Huw argues that, while the underlying disinflation process remains intact, the quarterly pace of 0.25% Bank Rate cuts seen since last summer is too rapid given the inflation outlook – in line with his preference for a “cautious and gradual” pace for the withdrawal of policy restriction over the past year.
This caution derives from Huw’s concern that structural changes in price and wage setting behaviour have increased the intrinsic persistence of the UK inflation process. He illustrates these concerns and their implications for monetary policy using a simple model of the UK macroeconomy that incorporates – in contrast to the standard Bank of England models used to construct the baseline forecast and scenarios presented in the MPC’s latest Monetary Policy Report – a role for ‘real income resistance’ in price and wage determination. Scenarios based on this model helped develop and explain his MPC vote.

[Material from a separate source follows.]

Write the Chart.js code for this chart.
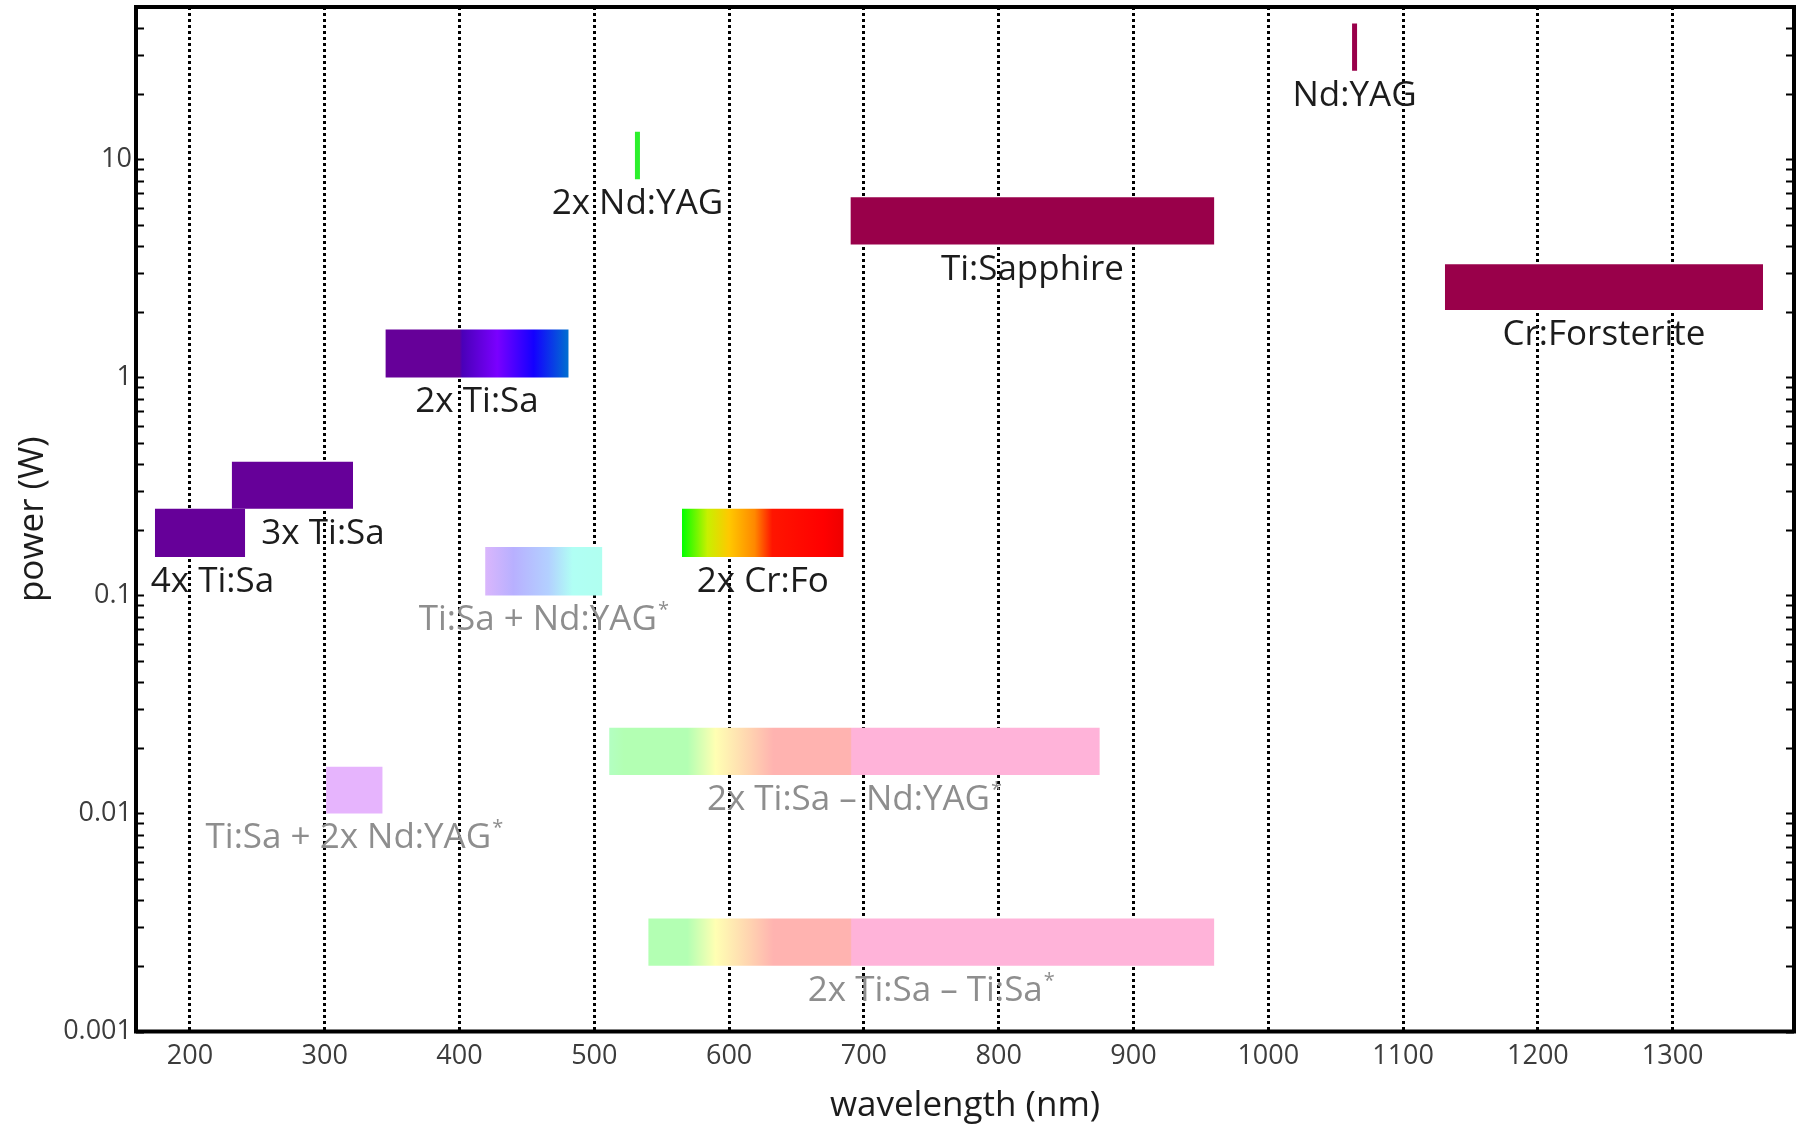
<!DOCTYPE html>
<html lang="en">
<head>
  <meta charset="UTF-8" />
  <title>Laser sources: wavelength vs power</title>
  <script src="https://cdn.jsdelivr.net/npm/chart.js"></script>
  <style>
    html, body {
      margin: 0;
      padding: 0;
      background: #fff;
    }

    .wrap {
      width: 1800px;
      height: 1127px;
      position: relative;
    }
  </style>
</head>
<body>
  <div class="wrap"><canvas id="chart"></canvas></div>

  <script>
    // tunable bands: wavelength range (nm) and power range (W)
    const bandNames = [
      '4x Ti:Sa', '3x Ti:Sa', '2x Ti:Sa', 'Ti:Sa + Nd:YAG*', 'Ti:Sa + 2x Nd:YAG*',
      '2x Cr:Fo', '2x Ti:Sa – Nd:YAG*', '2x Ti:Sa – Ti:Sa*', 'Ti:Sapphire', 'Cr:Forsterite'
    ];
    const bandNmFrom = [174, 231, 345, 419, 301, 565, 511, 540, 690, 1131];
    const bandNmTo = [241, 321, 481, 506, 343, 685, 875, 960, 960, 1367];
    const bandPowerLow = [0.15, 0.25, 1.0, 0.1, 0.01, 0.15, 0.015, 0.002, 4.07, 2.04];
    const bandPowerHigh = [0.25, 0.41, 1.66, 0.167, 0.0164, 0.25, 0.0247, 0.0033, 6.7, 3.3];

    // fixed lines
    const lineNames = ['2x Nd:YAG', 'Nd:YAG'];
    const lineNm = [532, 1064];
    const linePowerLow = [8.1, 25.5];
    const linePowerHigh = [13.4, 42];

    const xTicks = [200, 300, 400, 500, 600, 700, 800, 900, 1000, 1100, 1200, 1300];
    const xTickLabels = ['200', '300', '400', '500', '600', '700', '800', '900', '1000', '1100', '1200', '1300'];
    const yTicks = [0.001, 0.01, 0.1, 1, 10];
    const yTickLabels = ['0.001', '0.01', '0.1', '1', '10'];

    // fill of each band: a colour or the name of a wavelength gradient
    const bandFill = [
      '#660099', '#660099', 'uv', 'paleBlue', '#e6b4fd',
      'redOrange', 'paleVis', 'paleVis', '#99004a', '#99004a'
    ];
    const bandDim = [false, false, false, true, true, false, true, true, false, false];
    const lineColor = ['#2cf02c', '#99004a'];
    const labelLeftAt = { '4x Ti:Sa': 171, '3x Ti:Sa': 253 };

    // gradient stops, keyed by wavelength in nm
    const gradients = {
      uv: [[345, '#660099'], [400, '#660099'], [402, '#4a00b8'], [428, '#7a00ff'], [455, '#1400ff'], [481, '#0070d0']],
      paleBlue: [[419, '#dab6fc'], [440, '#b8b0ff'], [466, '#b3d0ff'], [484, '#b0fff4'], [506, '#b0fff0']],
      redOrange: [[565, '#00ff00'], [584, '#c8f000'], [600, '#ffc800'], [619, '#ff8800'], [632, '#ff1500'], [670, '#ff0000'], [685, '#ee0000']],
      paleVis: [[509, '#b3ffc4'], [522, '#b3ffb3'], [569, '#b3ffb3'], [590, '#ffffb3'], [617, '#ffd0b0'], [633, '#ffb3b0'], [690, '#ffb3b0'], [691, '#ffb3d9'], [960, '#ffb3d9']]
    };

    const FONT = "'Open Sans', sans-serif";
    const LABEL_SIZE = 35;

    const yMinor = [];
    yTicks.forEach(d => {
      for (let k = 1; k <= 9; k++) {
        const v = Number((k * d).toPrecision(3));
        if (v <= 50) yMinor.push(v);
      }
    });

    function fillFor(name) {
      return function (context) {
        const chart = context.chart;
        const stops = gradients[name];
        const x = chart.scales.x;
        if (!chart.chartArea || !x) return stops[0][1];
        const a = stops[0][0];
        const b = stops[stops.length - 1][0];
        const g = chart.ctx.createLinearGradient(x.getPixelForValue(a), 0, x.getPixelForValue(b), 0);
        stops.forEach(s => g.addColorStop((s[0] - a) / (b - a), s[1]));
        return g;
      };
    }

    const datasets = [];
    bandNames.forEach((name, i) => {
      const f = bandFill[i];
      datasets.push({
        label: name,
        data: [{ x: bandNmFrom[i], y: bandPowerHigh[i] }, { x: bandNmTo[i], y: bandPowerHigh[i] }],
        fill: { value: bandPowerLow[i] },
        backgroundColor: gradients[f] ? fillFor(f) : f,
        borderColor: 'transparent',
        borderWidth: 0,
        pointRadius: 0
      });
    });
    lineNames.forEach((name, i) => {
      datasets.push({
        label: name,
        data: [{ x: lineNm[i], y: linePowerLow[i] }, { x: lineNm[i], y: linePowerHigh[i] }],
        fill: false,
        borderColor: lineColor[i],
        borderWidth: 5,
        borderCapStyle: 'butt',
        pointRadius: 0
      });
    });

    const bandLabels = {
      id: 'bandLabels',
      afterDatasetsDraw(chart) {
        const { ctx, scales: { x, y } } = chart;
        const items = [];
        bandNames.forEach((name, i) => items.push({
          name, nm: (bandNmFrom[i] + bandNmTo[i]) / 2, low: bandPowerLow[i], dim: bandDim[i]
        }));
        lineNames.forEach((name, i) => items.push({ name, nm: lineNm[i], low: linePowerLow[i], dim: false }));

        ctx.save();
        ctx.textAlign = 'left';
        ctx.textBaseline = 'alphabetic';
        items.forEach(it => {
          const starred = it.name.endsWith('*');
          const main = starred ? it.name.slice(0, -1) : it.name;
          ctx.font = LABEL_SIZE + 'px ' + FONT;
          const w = ctx.measureText(main).width;
          ctx.font = '20px ' + FONT;
          const ws = starred ? ctx.measureText('*').width + 1 : 0;
          const left = labelLeftAt[main] !== undefined
            ? x.getPixelForValue(labelLeftAt[main])
            : x.getPixelForValue(it.nm) - (w + ws) / 2;
          const base = y.getPixelForValue(it.low) + 35;
          ctx.fillStyle = it.dim ? '#8e8e8e' : '#1c1c1c';
          ctx.font = LABEL_SIZE + 'px ' + FONT;
          ctx.fillText(main, left, base);
          if (starred) {
            ctx.font = '20px ' + FONT;
            ctx.fillText('*', left + w + 1, base - 14);
          }
        });
        ctx.restore();
      }
    };

    const frame = {
      id: 'frame',
      afterDraw(chart) {
        const { ctx, chartArea: a, scales: { y } } = chart;
        ctx.save();
        ctx.strokeStyle = '#000';
        ctx.lineWidth = 2;
        ctx.beginPath();
        yMinor.forEach(v => {
          const py = Math.round(y.getPixelForValue(v)) + 0.5;
          ctx.moveTo(a.left, py);
          ctx.lineTo(a.left + 8, py);
          ctx.moveTo(a.right, py);
          ctx.lineTo(a.right - 8, py);
        });
        ctx.stroke();
        ctx.lineWidth = 4;
        ctx.strokeRect(a.left, a.top, a.right - a.left, a.bottom - a.top);
        ctx.restore();
      }
    };

    new Chart(document.getElementById('chart'), {
      type: 'line',
      data: { datasets },
      plugins: [bandLabels, frame],
      options: {
        responsive: true,
        maintainAspectRatio: false,
        animation: false,
        layout: { padding: { left: 0, right: 6, top: 7, bottom: 0 } },
        plugins: {
          legend: { display: false },
          tooltip: { enabled: false }
        },
        scales: {
          x: {
            type: 'linear',
            min: 160,
            max: 1390,
            afterBuildTicks: s => { s.ticks = xTicks.map(v => ({ value: v })); },
            afterFit: s => { s.height = 95.5; s.paddingLeft = 0; s.paddingRight = 0; },
            grid: { color: '#000', lineWidth: 3, drawTicks: false },
            border: { display: false, dash: [3, 3] },
            ticks: {
              padding: 9,
              color: '#3c3c3c',
              font: { family: FONT, size: 27 },
              maxRotation: 0,
              callback: (v, i) => xTickLabels[i]
            },
            title: {
              display: true,
              text: 'wavelength (nm)',
              color: '#1c1c1c',
              font: { family: FONT, size: 35 },
              padding: { top: 0, bottom: 0 }
            }
          },
          y: {
            type: 'logarithmic',
            min: 0.001,
            max: 50,
            afterBuildTicks: s => { s.ticks = yTicks.map(v => ({ value: v })); },
            afterFit: s => { s.width = 136; s.paddingTop = 0; s.paddingBottom = 0; },
            grid: { display: false },
            border: { display: false },
            ticks: {
              padding: -4,
              color: '#3c3c3c',
              font: { family: FONT, size: 27 },
              callback: (v, i) => yTickLabels[i]
            },
            title: {
              display: true,
              text: 'power (W)',
              color: '#1c1c1c',
              font: { family: FONT, size: 35 },
              padding: { top: 12, bottom: 0 }
            }
          }
        }
      }
    });
  </script>
</body>
</html>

He stated: "While progress with disinflation is a signal that monetary policy restriction can be removed over time, progress with disinflation is also a signal that monetary policy restriction is working – and as long as disinflation back to target is not complete, maintenance of some restriction will still be required.
"For sure we should be forward-looking and internalise the lags in monetary policy transmission to the inflation rate in making our policy choices. But this simply further highlights the need to manage the (potentially complex) inter-related dynamics between the parallel processes of disinflation and withdrawal of policy restriction. And in my view, that withdrawal of policy restriction has been running a little too fast of late, given the progress achieved thus far with returning inflation to target on a lasting basis.
"My sense is that Bank Rate plateaued at slightly too low a level in 2023, and the MPC started cutting Bank Rate slightly too early in 2024. To compensate, my starting point is that the pace of Bank Rate reduction should be “cautious”, running slower than the 25bp per quarter we have implemented since last August.
"That requires a ‘skip’ in that quarterly pattern at some point. And I decided that the May meeting was an appropriate moment for that ‘skip’."